Ein zweiter Baustein zum Sieg war das Comeback von Sebastian Nachreiner. Der Innenverteidiger spielt schon seit sechs Jahren beim SSV, war bereits in der zweiten Bundesliga aktiv und zeitweise sogar Kapitän des Vereins – und ist vielleicht der beste Defensivspieler, den der Jahn hat. Doch zuletzt plagte Nachreiner das Verletzungspech: In den letzten zwei Jahren fiel er zuerst wegen eines Innenbandrisses, dann wegen eines Kreuzbandrisses aus. Als er sich mühevoll zurückgekämpft hatte, verletzte er sich im letzten Vorbereitungsspiel vor dieser Saison gegen Bochum erneut – das Außenband. Gegen Wiesbaden machte der Innenverteidiger sein allererstes Pflichtspiel in der neuen Arena! Und es war fast so, als wäre er nie weg gewesen, eine zweijährige Pause war ihm nicht anzuerkennen.
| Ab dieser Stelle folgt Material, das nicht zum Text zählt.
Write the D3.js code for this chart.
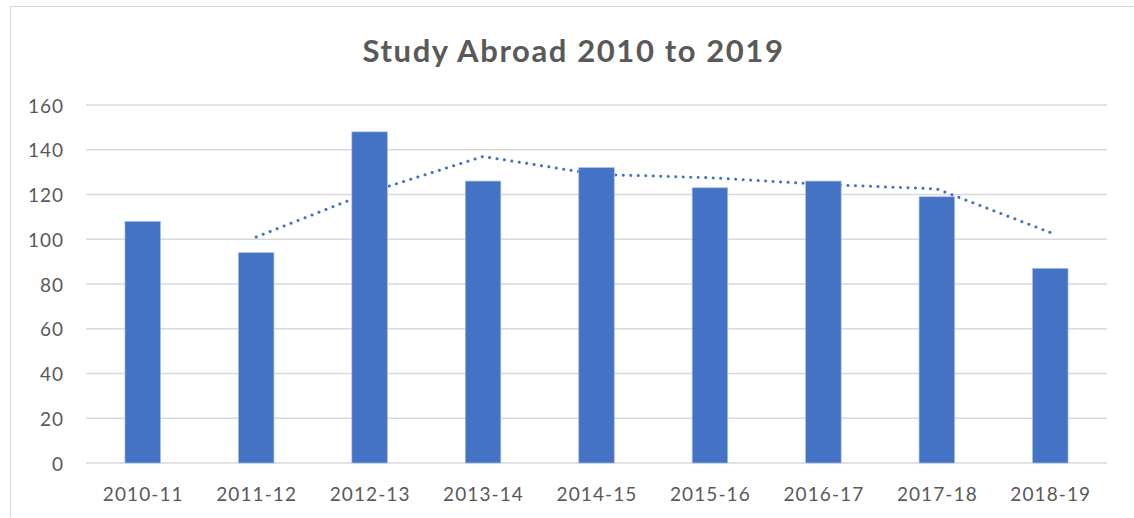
<!DOCTYPE html>
<html>
<head>
<meta charset="utf-8">
<script src="https://cdn.jsdelivr.net/npm/d3@7"></script>
<style>
  body { margin: 0; background: #fff; }
  text { font-family: Lato, "Open Sans", sans-serif; fill: #595959; }
</style>
</head>
<body>
<div id="chart"></div>
<script>
//Chart data
const years = ["2010-11", "2011-12", "2012-13", "2013-14", "2014-15", "2015-16", "2016-17", "2017-18", "2018-19"];
const students = [108, 94, 148, 126, 132, 123, 126, 119, 87];
//2 period moving average trendline, starts at the second year
const trendYears = ["2011-12", "2012-13", "2013-14", "2014-15", "2015-16", "2016-17", "2017-18", "2018-19"];
const trendValues = [101, 121, 137, 129, 127.5, 124.5, 122.5, 103];
const yTicks = [0, 20, 40, 60, 80, 100, 120, 140, 160];

const w = 1134;
const h = 518;
const svg = d3.select("#chart")
    .append("svg")
    .attr("width", w)
    .attr("height", h);

//Outer chart border
svg.append("rect")
    .attr("x", 10.5)
    .attr("y", 6.5)
    .attr("width", w + 10)
    .attr("height", h + 10)
    .attr("fill", "#fff")
    .attr("stroke", "#d9d9d9");

//Plot area
const plotLeft = 86, plotRight = 1107, plotTop = 105, plotBottom = 463;

const x = d3.scaleBand()
    .domain(years)
    .range([plotLeft, plotRight])
    .paddingInner(0.687)
    .paddingOuter(0.3435);

const y = d3.scaleLinear()
    .domain([0, 160])
    .range([plotBottom, plotTop]);

//Gridlines
svg.append("g")
    .selectAll("line")
    .data(yTicks)
    .join("line")
    .attr("x1", plotLeft)
    .attr("x2", plotRight)
    .attr("y1", d => y(d))
    .attr("y2", d => y(d))
    .attr("stroke", "#d9d9d9")
    .attr("stroke-width", 1.3);

//Y axis labels
svg.append("g")
    .selectAll("text")
    .data(yTicks)
    .join("text")
    .attr("x", 64)
    .attr("y", d => y(d) + 7.5)
    .attr("text-anchor", "end")
    .attr("font-size", 19)
    .attr("letter-spacing", 1)
    .text(d => d);

//X axis labels
svg.append("g")
    .selectAll("text")
    .data(years)
    .join("text")
    .attr("x", d => x(d) + x.bandwidth() / 2 + 0.5)
    .attr("y", 501)
    .attr("text-anchor", "middle")
    .attr("font-size", 19)
    .attr("letter-spacing", 1.1)
    .text(d => d);

//Trendline sits behind the bars
const line = d3.line()
    .x((d, i) => x(trendYears[i]) + x.bandwidth() / 2)
    .y(d => y(d));

svg.append("path")
    .datum(trendValues)
    .attr("d", line)
    .attr("fill", "none")
    .attr("stroke", "#4472c4")
    .attr("stroke-width", 3)
    .attr("stroke-linecap", "round")
    .attr("stroke-dasharray", "0.1 7.4");

//Bars
svg.append("g")
    .selectAll("rect")
    .data(students)
    .join("rect")
    .attr("x", (d, i) => x(years[i]))
    .attr("y", d => y(d))
    .attr("width", x.bandwidth())
    .attr("height", d => y(0) - y(d))
    .attr("fill", "#4472c4")
    .attr("stroke", "#a9bde4")
    .attr("stroke-width", 0.7);

//Title
svg.append("text")
    .attr("x", 573.5)
    .attr("y", 62)
    .attr("text-anchor", "middle")
    .attr("font-size", 31)
    .attr("font-weight", "bold")
    .attr("letter-spacing", 1.6)
    .text("Study Abroad 2010 to 2019");
</script>
</body>
</html>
Zwar konnte auch Sebastian Nachreiner das Gegentor durch Kovac nicht verhindern (41.), doch das war der erste gefährliche, selbstproduzierte Torschuss der Hessen im gesamten Spiel. Auch im zweiten Durchgang ging bis auf einen gefährlichen Schuss von Blacha (64.) zunächst nicht viel Gefahr von Wehen aus. Schnelligkeit, Zweikampfstärke, gutes Stellungsspiel und Ausstrahlung – ein Lichtblick für den Jahn, der bis dato zu viele Gegentore kassiert hatte.

Spieler aus der Komfortzone geholt

Sicher konnten nicht jeder der fünf Neuen im vollen Umfang überzeugen, doch Heiko Herrlich bewirkte mit seinen Umstellungen genau das, was er wollte: Die Spieler wissen, dass es sich lohnt im Training Vollgas zu geben, selbst wenn man, wie im Fall Luge, bisher nur eine einzige Spielminute absolviert hatte und offensichtlich weit weg scheint – man kann sich trotzdem plötzlich in der Startformation wiederfinden. Andererseits wissen die vermeintlichen "Stammspieler“, dass sie sich nicht ausruhen dürfen. Herrlich fördert die Gier in seiner Mannschaft, hat die Spieler aus ihrer Komfortzone geholt. Das bringt vielleicht keine schönen Spiele, aber erfolgreiche. "Wichtig ist es aber nicht, dass sie heute gierig waren“, erklärte der Jahntrainer nach der Partie, "ich erwarte, dass sie Montag ins Training kommen und da immer noch gierig sind. Dass sie Dienstag und Mittwoch gierig sind.“ Der eine oder andere dürfte dadurch nicht sein letztes Spiel in der Startformation gemacht haben – für den Erfolg ist das auch nicht so schlecht.